Russian energy minister Alexander Novak said Saudi Arabia had suggested output cuts of 5% at previous OPEC meetings, with the size of the reductions currently under discussion, Interfax reported.

However, at 15:26GMT Bloomberg reported that four delegates to OPEC had told the newswire they had not heard yet of any plans for talks.

According to Bloomberg, when Novak was asked whether the Russian Federation was still ready to meet with OPEC at a proposed meeting next month to coordinate their levels of production, he said "that is exactly the subject of discussion”.

The next regularly scheduled meeting of the cartel was not until June.

"OPEC’s hands are tied"

Another report from Interfax, earlier on Thursday, cited the Russian president´s spokesman, Dmitry Peskov, as having said that the Russian Federation was not planning to hold talks with Saudi Arabia or OPEC on the subject of oil.
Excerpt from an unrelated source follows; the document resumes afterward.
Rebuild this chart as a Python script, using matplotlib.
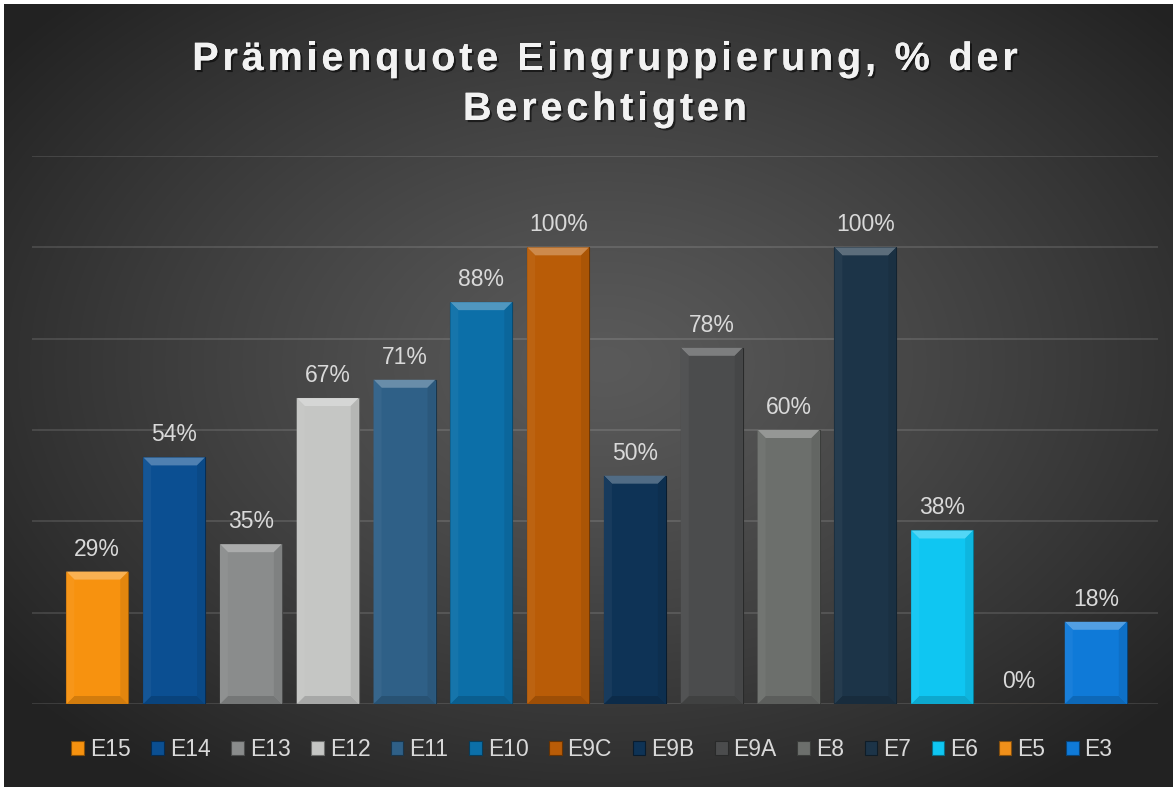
import matplotlib
matplotlib.use('Agg')
import matplotlib.pyplot as plt
import matplotlib.patheffects as pe
from matplotlib.patches import Polygon, Patch
from matplotlib.colors import to_rgb
from matplotlib.font_manager import findfont, FontProperties
from matplotlib.ft2font import FT2Font
import numpy as np

# data
groups = ['E15', 'E14', 'E13', 'E12', 'E11', 'E10', 'E9C', 'E9B', 'E9A', 'E8', 'E7', 'E6', 'E5', 'E3']
quote = [29, 54, 35, 67, 71, 88, 100, 50, 78, 60, 100, 38, 0, 18]
bar_colors = ['#f7920f', '#0b4f92', '#8a8c8c', '#c5c6c4', '#2f6087', '#0c6fa8', '#b95c07',
              '#0e3356', '#4b4c4d', '#6c6f6c', '#1c3448', '#0fc6f2', '#f0901a', '#0f7ad8']
title_lines = ['Prämienquote Eingruppierung, % der', 'Berechtigten']

W, H, DPI = 1173, 787, 100
plt.rcParams['font.family'] = ['Liberation Sans', 'DejaVu Sans']


def mix(c, other, t):
    c = np.array(to_rgb(c))
    o = np.array(to_rgb(other))
    return tuple(c * (1 - t) + o * t)


fig = plt.figure(figsize=(W / DPI, H / DPI), dpi=DPI, facecolor='white')

# radial background
bg = fig.add_axes([4 / W, 0, (W - 4) / W, (H - 4) / H])
yy, xx = np.mgrid[0:H - 4, 0:W - 4]
r = np.sqrt(((xx - 600) / 760) ** 2 + ((yy - 360) / 520) ** 2)
r = np.clip(r, 0, 1) ** 1.2
shade = (0x5a - (0x5a - 0x22) * r) / 255
bg.imshow(np.dstack([shade, shade, shade]), aspect='auto', interpolation='bilinear')
bg.set_axis_off()

# plot area
left, bottom, top = 32, 704, 156
ax = fig.add_axes([left / W, (H - bottom) / H, 1126 / W, (bottom - top) / H])
ax.set_facecolor('none')
x = np.arange(len(groups))
bw = 0.807
bars = ax.bar(x, quote, width=bw, color=bar_colors,
              edgecolor=[mix(c, 'black', 0.45) for c in bar_colors], linewidth=0.8, zorder=3)
ax.set_xlim(-0.85, 13.81)
ax.set_ylim(0, 120)
ax.set_yticks(np.arange(0, 121, 20))
ax.grid(axis='y', color='white', alpha=0.13, linewidth=1.3, zorder=0)
ax.set_xticks([])
ax.tick_params(left=False, labelleft=False)
for s in ax.spines.values():
    s.set_visible(False)

# bevel on each bar
dx = 8 / 1126 * (13.81 + 0.85)
dy = 8 / (bottom - top) * 120
for b, c in zip(bars, bar_colors):
    h = b.get_height()
    if h <= 0:
        continue
    x0, w = b.get_x(), b.get_width()
    e = min(dy, h / 2)
    ax.add_patch(Polygon([(x0, h), (x0 + w, h), (x0 + w - dx, h - e), (x0 + dx, h - e)],
                         closed=True, facecolor=mix(c, 'white', 0.28), edgecolor='none', zorder=4))
    ax.add_patch(Polygon([(x0, 0), (x0 + w, 0), (x0 + w - dx, e), (x0 + dx, e)],
                         closed=True, facecolor=mix(c, 'black', 0.15), edgecolor='none', zorder=4))
    ax.add_patch(Polygon([(x0, 0), (x0 + dx, e), (x0 + dx, h - e), (x0, h)],
                         closed=True, facecolor=mix(c, 'white', 0.04), edgecolor='none', zorder=4))
    ax.add_patch(Polygon([(x0 + w, 0), (x0 + w - dx, e), (x0 + w - dx, h - e), (x0 + w, h)],
                         closed=True, facecolor=mix(c, 'black', 0.08), edgecolor='none', zorder=4))

for xi, v in zip(x, quote):
    ax.annotate(f'{v}%', (xi, v), xytext=(0, 11.5), textcoords='offset points',
                ha='center', va='baseline', fontsize=16.5, color='#d9d9d9', zorder=5)

# legend
handles = [Patch(facecolor=c, edgecolor=mix(c, 'black', 0.45), linewidth=0.8) for c in bar_colors]
leg = fig.legend(handles, groups, loc='center', bbox_to_anchor=(592 / W, 1 - 750 / H),
                 ncol=len(groups), frameon=False, fontsize=16.5, handlelength=0.55,
                 handleheight=0.55, handletextpad=0.26, columnspacing=0.9, borderpad=0)
for t in leg.get_texts():
    t.set_color('#d9d9d9')

# title with letter spacing
tprop = FontProperties(family='Liberation Sans', weight='bold')
ft = FT2Font(findfont(tprop))
tsize = 28.5
ft.set_size(tsize, DPI)
spacing = 3.8
shadow = [pe.withSimplePatchShadow(offset=(1.5, -1.5), shadow_rgbFace='black', alpha=0.55),
          pe.Normal()]
for line, base in zip(title_lines, [70, 120]):
    adv = [ft.load_char(ord(ch)).linearHoriAdvance / 65536 for ch in line]
    total = sum(adv) + spacing * (len(line) - 1)
    cx = 605 - total / 2
    for ch, a in zip(line, adv):
        if ch != ' ':
            fig.text(cx / W, 1 - base / H, ch, fontproperties=tprop, fontsize=tsize,
                     color='#f2f2f2', ha='left', va='baseline', path_effects=shadow)
        cx += a + spacing

fig.savefig('out.png', dpi=DPI, facecolor=fig.get_facecolor())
As of 15:27GMT front month West Texas crude Intermediate futures were 4.3% higher to $33.74 per barrel on the ICE and those for Brent by another 4.7% to $34.74 per barrel.

Tim Evans, energy futures specialist at Citi Futures and OTC Clearing, pointed out to Market News International how Russian oil output may have reached 10.89m barrels per day in January, reflecting the resilience of the country´s output to low oil prices.

"We remain highly skeptical that such a meeting [in February] will result in credible cuts in supply; thus, we see this as nothing more than an attempt to shift market sentiment, and we do not expect that it will change the physical market imbalance," Barclays´s Michael Cohen, Miswin Mahesh and Warren Rusell said in a research note sent to clients.

"OPEC’s hands are tied. We see it as a hard sell for Saudi Arabia (and Russia, for that matter) to agree to cut production, while Iran continued to ramp up output," Barclays added.

"There is a vast difference between a meeting to exchange views on the state of the markets and a meeting to agree on a cut. This will likely be the former, not the latter."

Technical analysts at CitiFX told MNI further confirmation that a bottom was near in oil would come with a close above $32.40 for West Texas Intermediate futures - at a minimum on weekly price charts.